Democrat Candidates Get 10,000 Missing Votes After 'Human Error'

Around 10,000 missing votes have been added to a Democratic primary tally after being overlooked in what election officials call a "human error."

The mistake, if unchecked, could have made all the difference in Chicago's Cook County state's attorney's race. The primary pits retired appellate court justice Eileen O'Neill Burke, widely seen as a Democratic moderate, against university lecturer Clayton Harris, seen as more progressive.

On March 19, polling day, Harris was nearly 10,000 votes behind, according to an early estimated tally. By the end of Wednesday, after the 10,000 votes were added in, unofficial results had narrowed down to a tiny margin. O'Neill Burke was ahead by just 1,598 votes, with 50.16 percent of the poll, against 49.84 percent for Harris.

The Chicago Board of Election Commissioners said on Sunday there were 54,191 outstanding mail-in ballots that had been sent out to voters yet to be returned. Officials don't expect to receive them all. The official result won't be known until the April 2 deadline.

Discovery of the 10,000 additional ballots sparked questions about election integrity on social media against the backdrop of Donald Trump's continued refusal to accept the result of the 2020 presidential election. The former president, and presumptive 2024 Republican presidential nominee, is continuing to claim the contest was rigged against him despite this allegation being repeatedly rejected by both courts and independent election experts.

Polling stock photo
Voters make their choice in Los Angeles in 2018. On Saturday 10,000 additional votes were recovered following "human error" in a Democratic primary. FREDERIC J. BROWN/AFP/GETTY

On Saturday Max Bever, spokesperson for the Chicago Board of Election Commissioners, admitted in a statement published in the Chicago Sun-Times that around 10,000 votes received by mail on the Monday before the primary had been mistakenly left out of previous counts.

"I traded speed for accuracy in reporting out numbers this week as quickly as I could. I truly regret this error on my part and for the confusion that it has caused the voters of Chicago," he said.

"You're looking at a human error and he's standing in front of you," he added in a clip shown on NewsNation.

Newsweek contacted both the O'Neill Burke and Harris campaigns by email at 4:30 a.m. ET on Thursday. This article will be updated if either wishes to comment.

Bever added that both campaigns had been informed about the mistake and insisted the ballots initially excluded from the count had at all times remained secure.

Despite the admission of error, some social media users jumped to the conclusion that it was a sign of ballot rigging.

Commenting on his reposting of the missing 10,000 votes story, Chuck Soltys wrote on X, formerly Twitter: "showing just how the democrats control elections."

Another poster, called BASEDLAYER, said: "They wait til they figure out the number of votes they need and then they do the ballot dump. Just like the 2020 election."

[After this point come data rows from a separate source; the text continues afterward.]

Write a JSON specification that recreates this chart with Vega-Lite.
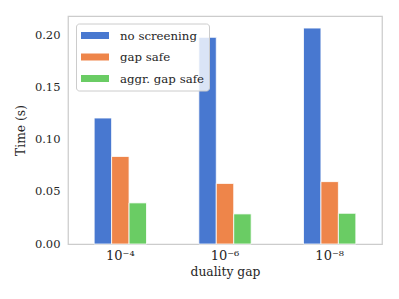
{
  "$schema": "https://vega.github.io/schema/vega-lite/v6.json",
  "autosize": {"type": "none"},
  "padding": {"left": 68, "top": 16, "right": 17, "bottom": 55},
  "width": 314,
  "height": 228,
  "background": "white",
  "config": {
    "font": "DejaVu Serif",
    "view": {"stroke": "#cccccc", "strokeWidth": 1.25},
    "axis": {
      "labelFont": "DejaVu Serif",
      "titleFont": "DejaVu Serif",
      "labelColor": "#262626",
      "titleColor": "#262626",
      "labelFontSize": 11.5,
      "titleFontSize": 12.3,
      "titleFontWeight": "normal",
      "grid": false,
      "ticks": false,
      "domain": false
    },
    "legend": {
      "labelFont": "DejaVu Serif",
      "labelFontSize": 11.75,
      "labelColor": "#262626"
    }
  },
  "data": {
    "values": [
      {"gap": "10⁻⁴", "method": "no screening", "time": 0.121},
      {"gap": "10⁻⁴", "method": "gap safe", "time": 0.0841},
      {"gap": "10⁻⁴", "method": "aggr. gap safe", "time": 0.0395},
      {"gap": "10⁻⁶", "method": "no screening", "time": 0.1985},
      {"gap": "10⁻⁶", "method": "gap safe", "time": 0.0582},
      {"gap": "10⁻⁶", "method": "aggr. gap safe", "time": 0.0289},
      {"gap": "10⁻⁸", "method": "no screening", "time": 0.2074},
      {"gap": "10⁻⁸", "method": "gap safe", "time": 0.0599},
      {"gap": "10⁻⁸", "method": "aggr. gap safe", "time": 0.0295}
    ]
  },
  "mark": {"type": "bar", "stroke": "white", "strokeWidth": 0.8},
  "encoding": {
    "x": {
      "field": "gap",
      "type": "nominal",
      "sort": null,
      "scale": {"paddingInner": 0.5, "paddingOuter": 0.25},
      "axis": {"title": "duality gap", "labelAngle": 0, "labelFontSize": 13, "labelPadding": 5, "titlePadding": 3}
    },
    "xOffset": {
      "field": "method",
      "type": "nominal",
      "sort": ["no screening", "gap safe", "aggr. gap safe"],
      "scale": {"paddingInner": 0, "paddingOuter": 0}
    },
    "y": {
      "field": "time",
      "type": "quantitative",
      "scale": {"domain": [0, 0.219], "nice": false},
      "axis": {"title": "Time (s)", "values": [0, 0.05, 0.1, 0.15, 0.2], "format": ".2f", "labelPadding": 8, "titlePadding": 7}
    },
    "color": {
      "field": "method",
      "type": "nominal",
      "sort": ["no screening", "gap safe", "aggr. gap safe"],
      "scale": {"domain": ["no screening", "gap safe", "aggr. gap safe"], "range": ["#4878d0", "#ee854a", "#6acc64"]},
      "legend": {
        "title": null,
        "orient": "none",
        "legendX": 8,
        "legendY": 7.5,
        "symbolType": "M-1,-0.5H3V0.5H-1Z",
        "symbolSize": 196,
        "symbolStrokeWidth": 0,
        "symbolOpacity": 1,
        "labelFontSize": 11.75,
        "labelFont": "DejaVu Serif",
        "labelColor": "#262626",
        "labelOffset": 25,
        "rowPadding": 7.5,
        "padding": 5,
        "fillColor": "rgba(255,255,255,0.8)",
        "strokeColor": "#cccccc",
        "cornerRadius": 3
      }
    }
  }
}
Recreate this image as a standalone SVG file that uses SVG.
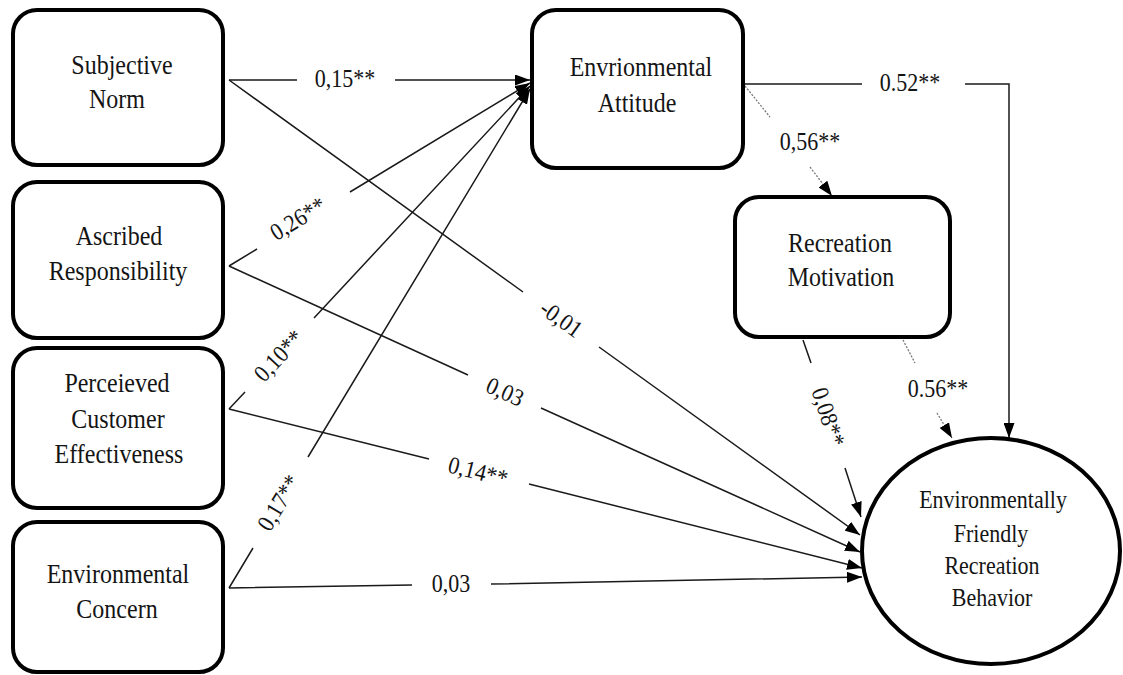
<svg xmlns="http://www.w3.org/2000/svg" width="1123" height="675" viewBox="0 0 1123 675">
<style>
.box{fill:#fff;stroke:#000;stroke-width:4}
text{font-family:'Liberation Serif','DejaVu Serif',serif;fill:#141414;text-anchor:middle}
.n{font-size:24px}
.nc{font-size:22px}
.l{font-size:22px}
.c{fill:none;stroke:#1a1a1a;stroke-width:1.5}
.d{fill:none;stroke:#777;stroke-width:1.3;stroke-dasharray:2 1.5}
</style>
<defs>
<marker id="ah" viewBox="0 0 15 11" refX="15" refY="5.5" markerWidth="15" markerHeight="11" markerUnits="userSpaceOnUse" orient="auto">
<path d="M0,0 L15,5.5 L0,11 z" fill="#000"/>
</marker>
</defs>
<rect width="1123" height="675" fill="#fff"/>
<g id="connectors">
<path class="c" d="M229,80 L297,80 M395,80 L530,80" marker-end="url(#ah)"/>
<path class="c" d="M229,266 L257,249 M350,192 L530,83" marker-end="url(#ah)"/>
<path class="c" d="M229,409 L245,392 M314,318 L530,86" marker-end="url(#ah)"/>
<path class="c" d="M229,588 L253,548 M308,457 L530,89" marker-end="url(#ah)"/>
<path class="c" d="M229,80 L523,292 M599,347 L860,535" marker-end="url(#ah)"/>
<path class="c" d="M229,266 L468,375 M541,408 L860,552" marker-end="url(#ah)"/>
<path class="c" d="M229,409 L429,459 M529,484 L862,568" marker-end="url(#ah)"/>
<path class="c" d="M229,588 L412,585 M491,584 L862,577" marker-end="url(#ah)"/>
<path class="d" d="M745,86 L770,117 M810,167 L832,196" marker-end="url(#ah)"/>
<path class="c" d="M745,84 L862,84 M965,84 L1009,84 L1009,438" marker-end="url(#ah)"/>
<path class="c" d="M803,340 L811,363 M845,468 L861,517" marker-end="url(#ah)"/>
<path class="d" d="M903,340 L915,363 M937,413 L952,438" marker-end="url(#ah)"/>
<text class="l" transform="translate(345,87) scale(1,1.1)">0,15**</text>
<text class="l" transform="translate(298,219) rotate(-31.3) scale(1,1.1)" y="7">0,26**</text>
<text class="l" transform="translate(279,356) rotate(-47) scale(1,1.1)" y="7">0,10**</text>
<text class="l" transform="translate(279,503) rotate(-58.9) scale(1,1.1)" y="7">0,17**</text>
<text class="l" transform="translate(561,319) rotate(35.6) scale(1,1.1)" y="7">-0,01</text>
<text class="l" transform="translate(505,392) rotate(24.2) scale(1,1.1)" y="7">0,03</text>
<text class="l" transform="translate(478,472) rotate(14.1) scale(1,1.1)" y="7">0,14**</text>
<text class="l" transform="translate(451,584) scale(1,1.1)" y="7">0,03</text>
<text class="l" transform="translate(810,150) scale(1,1.1)">0,56**</text>
<text class="l" transform="translate(910,91) scale(1,1.1)">0.52**</text>
<text class="l" transform="translate(828,417) rotate(71.7) scale(1,1.1)" y="7">0,08**</text>
<text class="l" transform="translate(938,397) scale(1,1.1)">0.56**</text>
</g>
<g id="subjective-norm">
<rect class="box" x="13" y="10" width="210" height="155" rx="24"/>
<text class="n" transform="translate(122,74) scale(1,1.1)">Subjective</text>
<text class="n" transform="translate(117,108) scale(1,1.1)">Norm</text>
</g>
<g id="ascribed-responsibility">
<rect class="box" x="13" y="182" width="210" height="156" rx="24"/>
<text class="n" transform="translate(119,245) scale(1,1.1)">Ascribed</text>
<text class="n" transform="translate(118,280) scale(1,1.1)">Responsibility</text>
</g>
<g id="perceived-customer-effectiveness">
<rect class="box" x="13" y="348" width="210" height="160" rx="24"/>
<text class="n" transform="translate(117,392) scale(1,1.1)">Perceieved</text>
<text class="n" transform="translate(118,428) scale(1,1.1)">Customer</text>
<text class="n" transform="translate(119,463) scale(1,1.1)">Effectiveness</text>
</g>
<g id="environmental-concern">
<rect class="box" x="13" y="522" width="210" height="150" rx="24"/>
<text class="n" transform="translate(118,583) scale(1,1.1)">Environmental</text>
<text class="n" transform="translate(117,618) scale(1,1.1)">Concern</text>
</g>
<g id="environmental-attitude">
<rect class="box" x="532" y="10" width="211" height="158" rx="24"/>
<text class="n" transform="translate(641,76) scale(1,1.1)">Envrionmental</text>
<text class="n" transform="translate(637,112) scale(1,1.1)">Attitude</text>
</g>
<g id="recreation-motivation">
<rect class="box" x="735" y="197" width="215" height="140" rx="24"/>
<text class="n" transform="translate(840,252) scale(1,1.1)">Recreation</text>
<text class="n" transform="translate(841,286) scale(1,1.1)">Motivation</text>
</g>
<g id="behavior">
<ellipse class="box" cx="991" cy="551" rx="129" ry="113"/>
<text class="nc" transform="translate(993,508) scale(1,1.15)">Environmentally</text>
<text class="nc" transform="translate(991,542) scale(1,1.15)">Friendly</text>
<text class="nc" transform="translate(992,574) scale(1,1.15)">Recreation</text>
<text class="nc" transform="translate(992,606) scale(1,1.15)">Behavior</text>
</g>
</svg>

Automatic ballot recounts aren't included in Illinois election law meaning one of the candidates would have to request one, and agree to pay for it, for this to happen should the result be contested.

"Given the evolving dynamics in this race since Election Day, it is important to wait and ensure every vote is counted through the April 2 deadline," said a spokesperson for the Harris campaign on Wednesday.

O'Neill Burke and Harris are both bidding to succeed incumbent Cook County State's Attorney Kim Foxx, a progressive who is not seeking a third term. The winner will face Republican Bob Fioretti in November's election.

After being elected as co-chair of the Republican National Committee on March 8, Lara Trump, Donald Trump's daughter-in-law, created a new Republican "election integrity division" which she claimed would receive "massive resources" to ensure fair elections.

During a Fox News interview she said: "We will have trained poll watchers, poll observers, poll workers, people in tabulation centers all across this country."

On January 2 Ken Block, a technology expert hired by Trump's 2020 election campaign to search for voter fraud, insisted the election had been free and fair in an opinion piece published by USA Today.

After hitting out at Trump's "steady diet of lies and innuendo," he said: "If voter fraud had impacted the 2020 election, it would already have been proven. Maintaining the lies undermines faith in the foundation of our democracy."